Word for word, quote all of the material, omitting the pictures.

========================================

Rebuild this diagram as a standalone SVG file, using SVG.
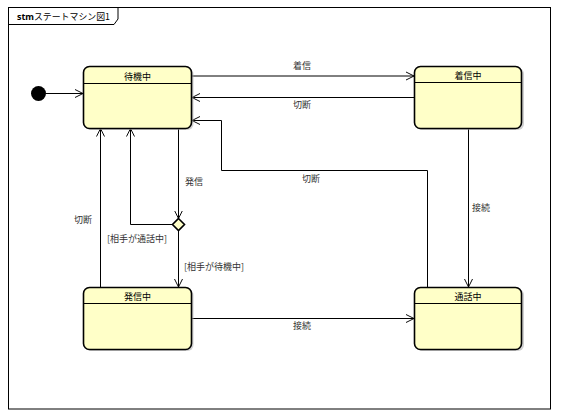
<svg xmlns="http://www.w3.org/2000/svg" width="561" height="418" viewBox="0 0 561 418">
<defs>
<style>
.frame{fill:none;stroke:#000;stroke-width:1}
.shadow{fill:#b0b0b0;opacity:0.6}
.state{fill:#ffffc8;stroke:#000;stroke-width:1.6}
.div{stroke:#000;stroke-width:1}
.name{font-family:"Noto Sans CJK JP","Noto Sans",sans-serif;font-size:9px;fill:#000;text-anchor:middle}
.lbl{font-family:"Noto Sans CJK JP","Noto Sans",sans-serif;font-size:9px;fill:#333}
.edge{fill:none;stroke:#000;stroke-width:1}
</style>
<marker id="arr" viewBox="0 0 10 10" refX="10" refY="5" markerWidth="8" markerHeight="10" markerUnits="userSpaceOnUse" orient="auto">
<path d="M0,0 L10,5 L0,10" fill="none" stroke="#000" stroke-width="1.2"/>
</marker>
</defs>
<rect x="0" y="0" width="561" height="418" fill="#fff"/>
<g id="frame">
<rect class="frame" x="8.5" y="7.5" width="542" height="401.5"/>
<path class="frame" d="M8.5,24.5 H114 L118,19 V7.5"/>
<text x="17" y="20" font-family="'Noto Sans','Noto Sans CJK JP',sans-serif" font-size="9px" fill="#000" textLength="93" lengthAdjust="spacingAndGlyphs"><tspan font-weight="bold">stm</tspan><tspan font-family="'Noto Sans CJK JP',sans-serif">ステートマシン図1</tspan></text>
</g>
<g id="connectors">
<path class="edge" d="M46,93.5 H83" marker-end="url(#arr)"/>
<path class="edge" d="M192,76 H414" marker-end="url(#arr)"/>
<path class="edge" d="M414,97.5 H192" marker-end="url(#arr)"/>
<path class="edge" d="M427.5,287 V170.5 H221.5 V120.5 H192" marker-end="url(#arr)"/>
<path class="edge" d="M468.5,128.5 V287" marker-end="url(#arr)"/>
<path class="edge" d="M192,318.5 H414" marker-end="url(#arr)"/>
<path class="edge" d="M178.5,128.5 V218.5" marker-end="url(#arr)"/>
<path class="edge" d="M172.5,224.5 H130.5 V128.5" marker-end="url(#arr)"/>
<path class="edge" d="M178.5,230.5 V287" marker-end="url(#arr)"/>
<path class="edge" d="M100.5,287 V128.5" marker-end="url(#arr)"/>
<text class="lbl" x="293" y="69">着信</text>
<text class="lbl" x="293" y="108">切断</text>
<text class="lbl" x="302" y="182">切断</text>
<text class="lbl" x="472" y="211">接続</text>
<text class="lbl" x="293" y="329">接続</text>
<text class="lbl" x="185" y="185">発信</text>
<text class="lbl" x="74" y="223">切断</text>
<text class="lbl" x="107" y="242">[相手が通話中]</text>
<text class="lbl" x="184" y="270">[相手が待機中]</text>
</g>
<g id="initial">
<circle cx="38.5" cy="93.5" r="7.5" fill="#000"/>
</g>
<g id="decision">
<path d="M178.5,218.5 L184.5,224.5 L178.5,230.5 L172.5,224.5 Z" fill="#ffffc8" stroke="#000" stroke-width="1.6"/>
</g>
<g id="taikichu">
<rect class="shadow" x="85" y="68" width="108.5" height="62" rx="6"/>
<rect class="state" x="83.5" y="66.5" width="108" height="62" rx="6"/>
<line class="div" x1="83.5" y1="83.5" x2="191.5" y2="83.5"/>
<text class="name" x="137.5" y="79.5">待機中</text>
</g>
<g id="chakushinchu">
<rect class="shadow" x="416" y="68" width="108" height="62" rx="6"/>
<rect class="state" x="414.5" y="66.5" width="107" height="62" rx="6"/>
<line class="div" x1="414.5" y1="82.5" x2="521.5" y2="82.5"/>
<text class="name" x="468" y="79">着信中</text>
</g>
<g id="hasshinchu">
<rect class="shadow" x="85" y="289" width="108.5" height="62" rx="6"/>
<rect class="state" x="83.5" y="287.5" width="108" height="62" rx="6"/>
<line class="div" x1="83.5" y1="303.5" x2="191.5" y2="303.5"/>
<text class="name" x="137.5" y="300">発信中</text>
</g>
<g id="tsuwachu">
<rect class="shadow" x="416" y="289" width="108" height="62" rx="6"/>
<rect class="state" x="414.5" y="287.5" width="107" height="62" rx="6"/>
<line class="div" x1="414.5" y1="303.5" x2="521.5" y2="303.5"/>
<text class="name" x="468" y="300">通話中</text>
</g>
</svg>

========================================

• **TASK ANSWER**
Rebuild this diagram as a standalone SVG file, using SVG.
<svg xmlns="http://www.w3.org/2000/svg" width="561" height="418" viewBox="0 0 561 418">
<defs>
<style>
.frame{fill:none;stroke:#000;stroke-width:1}
.shadow{fill:#b0b0b0;opacity:0.6}
.state{fill:#ffffc8;stroke:#000;stroke-width:1.6}
.div{stroke:#000;stroke-width:1}
.name{font-family:"Noto Sans CJK JP","Noto Sans",sans-serif;font-size:9px;fill:#000;text-anchor:middle}
.lbl{font-family:"Noto Sans CJK JP","Noto Sans",sans-serif;font-size:9px;fill:#333}
.edge{fill:none;stroke:#000;stroke-width:1}
</style>
<marker id="arr" viewBox="0 0 10 10" refX="10" refY="5" markerWidth="8" markerHeight="10" markerUnits="userSpaceOnUse" orient="auto">
<path d="M0,0 L10,5 L0,10" fill="none" stroke="#000" stroke-width="1.2"/>
</marker>
</defs>
<rect x="0" y="0" width="561" height="418" fill="#fff"/>
<g id="frame">
<rect class="frame" x="8.5" y="7.5" width="542" height="401.5"/>
<path class="frame" d="M8.5,24.5 H114 L118,19 V7.5"/>
<text x="17" y="20" font-family="'Noto Sans','Noto Sans CJK JP',sans-serif" font-size="9px" fill="#000" textLength="93" lengthAdjust="spacingAndGlyphs"><tspan font-weight="bold">stm</tspan><tspan font-family="'Noto Sans CJK JP',sans-serif">ステートマシン図1</tspan></text>
</g>
<g id="connectors">
<path class="edge" d="M46,93.5 H83" marker-end="url(#arr)"/>
<path class="edge" d="M192,76 H414" marker-end="url(#arr)"/>
<path class="edge" d="M414,97.5 H192" marker-end="url(#arr)"/>
<path class="edge" d="M427.5,287 V170.5 H221.5 V120.5 H192" marker-end="url(#arr)"/>
<path class="edge" d="M468.5,128.5 V287" marker-end="url(#arr)"/>
<path class="edge" d="M192,318.5 H414" marker-end="url(#arr)"/>
<path class="edge" d="M178.5,128.5 V218.5" marker-end="url(#arr)"/>
<path class="edge" d="M172.5,224.5 H130.5 V128.5" marker-end="url(#arr)"/>
<path class="edge" d="M178.5,230.5 V287" marker-end="url(#arr)"/>
<path class="edge" d="M100.5,287 V128.5" marker-end="url(#arr)"/>
<text class="lbl" x="293" y="69">着信</text>
<text class="lbl" x="293" y="108">切断</text>
<text class="lbl" x="302" y="182">切断</text>
<text class="lbl" x="472" y="211">接続</text>
<text class="lbl" x="293" y="329">接続</text>
<text class="lbl" x="185" y="185">発信</text>
<text class="lbl" x="74" y="223">切断</text>
<text class="lbl" x="107" y="242">[相手が通話中]</text>
<text class="lbl" x="184" y="270">[相手が待機中]</text>
</g>
<g id="initial">
<circle cx="38.5" cy="93.5" r="7.5" fill="#000"/>
</g>
<g id="decision">
<path d="M178.5,218.5 L184.5,224.5 L178.5,230.5 L172.5,224.5 Z" fill="#ffffc8" stroke="#000" stroke-width="1.6"/>
</g>
<g id="taikichu">
<rect class="shadow" x="85" y="68" width="108.5" height="62" rx="6"/>
<rect class="state" x="83.5" y="66.5" width="108" height="62" rx="6"/>
<line class="div" x1="83.5" y1="83.5" x2="191.5" y2="83.5"/>
<text class="name" x="137.5" y="79.5">待機中</text>
</g>
<g id="chakushinchu">
<rect class="shadow" x="416" y="68" width="108" height="62" rx="6"/>
<rect class="state" x="414.5" y="66.5" width="107" height="62" rx="6"/>
<line class="div" x1="414.5" y1="82.5" x2="521.5" y2="82.5"/>
<text class="name" x="468" y="79">着信中</text>
</g>
<g id="hasshinchu">
<rect class="shadow" x="85" y="289" width="108.5" height="62" rx="6"/>
<rect class="state" x="83.5" y="287.5" width="108" height="62" rx="6"/>
<line class="div" x1="83.5" y1="303.5" x2="191.5" y2="303.5"/>
<text class="name" x="137.5" y="300">発信中</text>
</g>
<g id="tsuwachu">
<rect class="shadow" x="416" y="289" width="108" height="62" rx="6"/>
<rect class="state" x="414.5" y="287.5" width="107" height="62" rx="6"/>
<line class="div" x1="414.5" y1="303.5" x2="521.5" y2="303.5"/>
<text class="name" x="468" y="300">通話中</text>
</g>
</svg>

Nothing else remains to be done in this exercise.